══ Collected material

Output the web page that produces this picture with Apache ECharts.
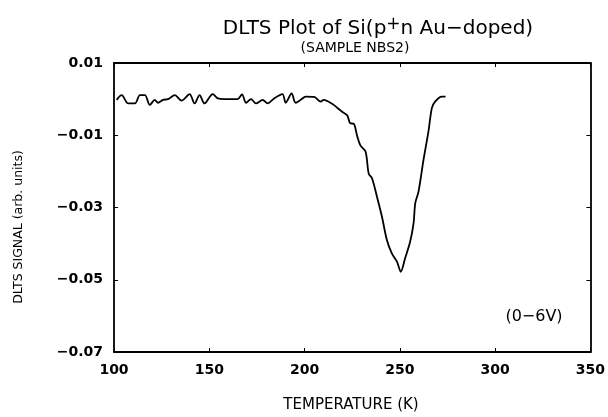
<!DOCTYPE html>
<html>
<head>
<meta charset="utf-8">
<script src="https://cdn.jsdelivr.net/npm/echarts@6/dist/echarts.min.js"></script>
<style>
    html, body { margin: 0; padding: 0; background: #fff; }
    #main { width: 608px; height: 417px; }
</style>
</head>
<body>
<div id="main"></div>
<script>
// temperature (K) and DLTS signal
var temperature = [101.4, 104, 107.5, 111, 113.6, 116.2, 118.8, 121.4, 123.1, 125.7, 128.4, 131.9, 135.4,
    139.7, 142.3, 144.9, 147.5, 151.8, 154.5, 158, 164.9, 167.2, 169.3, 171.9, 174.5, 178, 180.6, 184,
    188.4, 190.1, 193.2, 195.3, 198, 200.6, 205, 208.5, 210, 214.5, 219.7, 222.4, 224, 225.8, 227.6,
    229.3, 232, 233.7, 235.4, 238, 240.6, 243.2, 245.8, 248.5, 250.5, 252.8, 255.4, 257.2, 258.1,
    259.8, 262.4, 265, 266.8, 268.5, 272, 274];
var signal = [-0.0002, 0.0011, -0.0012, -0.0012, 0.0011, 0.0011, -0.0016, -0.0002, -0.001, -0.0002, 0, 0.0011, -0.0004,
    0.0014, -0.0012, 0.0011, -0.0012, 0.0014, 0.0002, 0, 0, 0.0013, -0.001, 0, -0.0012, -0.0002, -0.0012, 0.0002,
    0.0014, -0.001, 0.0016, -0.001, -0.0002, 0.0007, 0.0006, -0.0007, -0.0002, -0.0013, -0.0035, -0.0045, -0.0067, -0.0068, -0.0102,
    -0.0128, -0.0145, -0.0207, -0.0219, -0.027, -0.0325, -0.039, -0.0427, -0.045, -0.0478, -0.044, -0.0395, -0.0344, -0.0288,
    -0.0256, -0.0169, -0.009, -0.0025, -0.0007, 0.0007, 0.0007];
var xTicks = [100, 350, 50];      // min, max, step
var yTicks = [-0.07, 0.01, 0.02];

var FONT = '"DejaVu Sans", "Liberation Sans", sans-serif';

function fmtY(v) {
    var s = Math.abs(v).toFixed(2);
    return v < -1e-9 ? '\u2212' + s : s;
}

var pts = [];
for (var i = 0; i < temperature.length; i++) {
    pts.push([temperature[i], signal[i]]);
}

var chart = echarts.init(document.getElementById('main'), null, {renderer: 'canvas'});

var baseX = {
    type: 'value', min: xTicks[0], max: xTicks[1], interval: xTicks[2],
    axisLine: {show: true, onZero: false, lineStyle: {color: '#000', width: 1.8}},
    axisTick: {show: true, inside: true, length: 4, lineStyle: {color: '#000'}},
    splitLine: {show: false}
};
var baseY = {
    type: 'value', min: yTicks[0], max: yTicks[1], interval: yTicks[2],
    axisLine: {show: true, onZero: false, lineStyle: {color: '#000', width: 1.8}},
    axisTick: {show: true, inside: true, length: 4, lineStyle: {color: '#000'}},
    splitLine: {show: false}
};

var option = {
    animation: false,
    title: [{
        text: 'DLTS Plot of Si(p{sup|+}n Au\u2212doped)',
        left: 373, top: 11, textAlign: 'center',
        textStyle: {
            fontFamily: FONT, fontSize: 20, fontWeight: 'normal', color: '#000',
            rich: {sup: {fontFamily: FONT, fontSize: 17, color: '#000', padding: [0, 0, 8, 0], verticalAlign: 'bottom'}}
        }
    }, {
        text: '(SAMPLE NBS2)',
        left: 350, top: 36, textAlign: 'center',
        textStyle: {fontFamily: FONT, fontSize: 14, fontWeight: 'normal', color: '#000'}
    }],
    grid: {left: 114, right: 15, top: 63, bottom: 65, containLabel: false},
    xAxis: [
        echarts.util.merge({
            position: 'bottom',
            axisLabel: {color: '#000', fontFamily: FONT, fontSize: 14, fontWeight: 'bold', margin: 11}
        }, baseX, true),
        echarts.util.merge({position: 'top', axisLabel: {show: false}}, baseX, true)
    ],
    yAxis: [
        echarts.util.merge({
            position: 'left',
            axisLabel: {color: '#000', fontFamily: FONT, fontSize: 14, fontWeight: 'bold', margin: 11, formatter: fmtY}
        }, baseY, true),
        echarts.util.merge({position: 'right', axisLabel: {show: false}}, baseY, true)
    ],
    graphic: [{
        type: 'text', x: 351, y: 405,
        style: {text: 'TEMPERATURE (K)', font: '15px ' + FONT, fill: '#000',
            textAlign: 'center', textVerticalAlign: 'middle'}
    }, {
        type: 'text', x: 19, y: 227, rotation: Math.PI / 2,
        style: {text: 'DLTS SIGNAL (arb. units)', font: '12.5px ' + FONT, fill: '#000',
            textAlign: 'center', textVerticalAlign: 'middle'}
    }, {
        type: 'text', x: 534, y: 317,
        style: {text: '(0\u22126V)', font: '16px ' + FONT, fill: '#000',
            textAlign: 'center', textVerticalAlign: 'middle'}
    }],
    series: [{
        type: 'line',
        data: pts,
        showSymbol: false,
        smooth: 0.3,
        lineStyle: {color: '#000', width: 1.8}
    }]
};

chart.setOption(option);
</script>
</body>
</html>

════

◆ Exercise instructions:
Transcribe the material exactly, leaving every picture out.

◆ Written response:
Output the web page that produces this picture with Apache ECharts.
<!DOCTYPE html>
<html>
<head>
<meta charset="utf-8">
<script src="https://cdn.jsdelivr.net/npm/echarts@6/dist/echarts.min.js"></script>
<style>
    html, body { margin: 0; padding: 0; background: #fff; }
    #main { width: 608px; height: 417px; }
</style>
</head>
<body>
<div id="main"></div>
<script>
// temperature (K) and DLTS signal
var temperature = [101.4, 104, 107.5, 111, 113.6, 116.2, 118.8, 121.4, 123.1, 125.7, 128.4, 131.9, 135.4,
    139.7, 142.3, 144.9, 147.5, 151.8, 154.5, 158, 164.9, 167.2, 169.3, 171.9, 174.5, 178, 180.6, 184,
    188.4, 190.1, 193.2, 195.3, 198, 200.6, 205, 208.5, 210, 214.5, 219.7, 222.4, 224, 225.8, 227.6,
    229.3, 232, 233.7, 235.4, 238, 240.6, 243.2, 245.8, 248.5, 250.5, 252.8, 255.4, 257.2, 258.1,
    259.8, 262.4, 265, 266.8, 268.5, 272, 274];
var signal = [-0.0002, 0.0011, -0.0012, -0.0012, 0.0011, 0.0011, -0.0016, -0.0002, -0.001, -0.0002, 0, 0.0011, -0.0004,
    0.0014, -0.0012, 0.0011, -0.0012, 0.0014, 0.0002, 0, 0, 0.0013, -0.001, 0, -0.0012, -0.0002, -0.0012, 0.0002,
    0.0014, -0.001, 0.0016, -0.001, -0.0002, 0.0007, 0.0006, -0.0007, -0.0002, -0.0013, -0.0035, -0.0045, -0.0067, -0.0068, -0.0102,
    -0.0128, -0.0145, -0.0207, -0.0219, -0.027, -0.0325, -0.039, -0.0427, -0.045, -0.0478, -0.044, -0.0395, -0.0344, -0.0288,
    -0.0256, -0.0169, -0.009, -0.0025, -0.0007, 0.0007, 0.0007];
var xTicks = [100, 350, 50];      // min, max, step
var yTicks = [-0.07, 0.01, 0.02];

var FONT = '"DejaVu Sans", "Liberation Sans", sans-serif';

function fmtY(v) {
    var s = Math.abs(v).toFixed(2);
    return v < -1e-9 ? '\u2212' + s : s;
}

var pts = [];
for (var i = 0; i < temperature.length; i++) {
    pts.push([temperature[i], signal[i]]);
}

var chart = echarts.init(document.getElementById('main'), null, {renderer: 'canvas'});

var baseX = {
    type: 'value', min: xTicks[0], max: xTicks[1], interval: xTicks[2],
    axisLine: {show: true, onZero: false, lineStyle: {color: '#000', width: 1.8}},
    axisTick: {show: true, inside: true, length: 4, lineStyle: {color: '#000'}},
    splitLine: {show: false}
};
var baseY = {
    type: 'value', min: yTicks[0], max: yTicks[1], interval: yTicks[2],
    axisLine: {show: true, onZero: false, lineStyle: {color: '#000', width: 1.8}},
    axisTick: {show: true, inside: true, length: 4, lineStyle: {color: '#000'}},
    splitLine: {show: false}
};

var option = {
    animation: false,
    title: [{
        text: 'DLTS Plot of Si(p{sup|+}n Au\u2212doped)',
        left: 373, top: 11, textAlign: 'center',
        textStyle: {
            fontFamily: FONT, fontSize: 20, fontWeight: 'normal', color: '#000',
            rich: {sup: {fontFamily: FONT, fontSize: 17, color: '#000', padding: [0, 0, 8, 0], verticalAlign: 'bottom'}}
        }
    }, {
        text: '(SAMPLE NBS2)',
        left: 350, top: 36, textAlign: 'center',
        textStyle: {fontFamily: FONT, fontSize: 14, fontWeight: 'normal', color: '#000'}
    }],
    grid: {left: 114, right: 15, top: 63, bottom: 65, containLabel: false},
    xAxis: [
        echarts.util.merge({
            position: 'bottom',
            axisLabel: {color: '#000', fontFamily: FONT, fontSize: 14, fontWeight: 'bold', margin: 11}
        }, baseX, true),
        echarts.util.merge({position: 'top', axisLabel: {show: false}}, baseX, true)
    ],
    yAxis: [
        echarts.util.merge({
            position: 'left',
            axisLabel: {color: '#000', fontFamily: FONT, fontSize: 14, fontWeight: 'bold', margin: 11, formatter: fmtY}
        }, baseY, true),
        echarts.util.merge({position: 'right', axisLabel: {show: false}}, baseY, true)
    ],
    graphic: [{
        type: 'text', x: 351, y: 405,
        style: {text: 'TEMPERATURE (K)', font: '15px ' + FONT, fill: '#000',
            textAlign: 'center', textVerticalAlign: 'middle'}
    }, {
        type: 'text', x: 19, y: 227, rotation: Math.PI / 2,
        style: {text: 'DLTS SIGNAL (arb. units)', font: '12.5px ' + FONT, fill: '#000',
            textAlign: 'center', textVerticalAlign: 'middle'}
    }, {
        type: 'text', x: 534, y: 317,
        style: {text: '(0\u22126V)', font: '16px ' + FONT, fill: '#000',
            textAlign: 'center', textVerticalAlign: 'middle'}
    }],
    series: [{
        type: 'line',
        data: pts,
        showSymbol: false,
        smooth: 0.3,
        lineStyle: {color: '#000', width: 1.8}
    }]
};

chart.setOption(option);
</script>
</body>
</html>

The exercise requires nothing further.